Safety-Critical Offline Reinforcement Learning

Overview

Developing risk-sensitive methods for identifying dangerous states and treatments in healthcare settings. Focus on dead-end identification using distributional RL and conservative value estimation for improved patient safety.

Motivation

In safety-critical domains like healthcare, optimal policies may not be attainable from limited offline data.

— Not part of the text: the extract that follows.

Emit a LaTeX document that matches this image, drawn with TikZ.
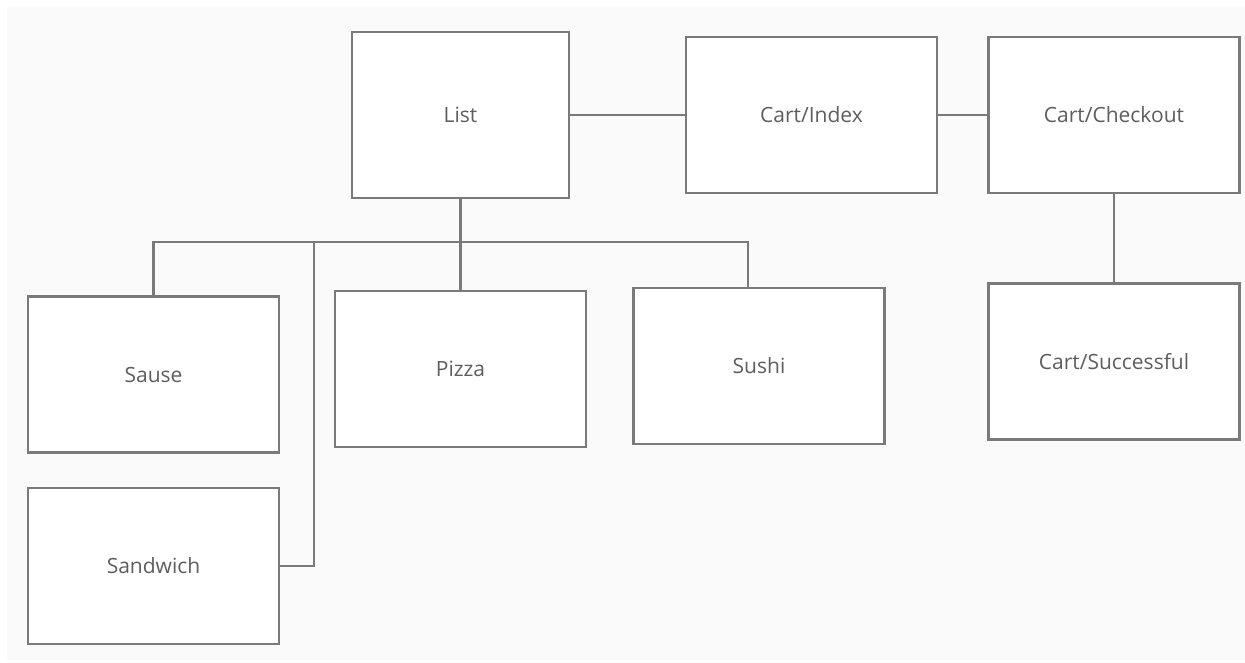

However, negative outcomes can be leveraged to identify behaviors to avoid, guarding against overoptimistic decisions.

Technical Approach

Risk-Sensitive Dead-End Identification

Distributional RL: Model value distributions rather than expected values
Conditional Value-at-Risk (CVaR): Account for worst-case outcomes
Tunable Risk Tolerance: Adjust conservatism based on application needs

Dead-End Discovery Framework

State Construction: Learn meaningful patient state representations
Dead-End Discovery: Identify high-risk states using distributional value estimates
Dead-End Confirmation: Validate discovered dead-ends through multiple independent models

Key Results

Earlier identification of dangerous states compared to expectation-based methods
Tunable risk sensitivity enables domain-expert control
Framework applicable across different healthcare settings (sepsis, diabetes, etc.)

Publications

Risk Sensitive Dead-end Identification in Safety-Critical Offline Reinforcement Learning (TMLR 2023)

Paper Forum Code

Medical Dead-ends and Learning to Identify High-Risk States and Treatments (NeurIPS 2021)

Paper Poster Code MSR Blog

Impact

This work provides practical tools for clinicians to identify potentially dangerous treatment paths, complementing existing clinical guidelines with data-driven safety analysis.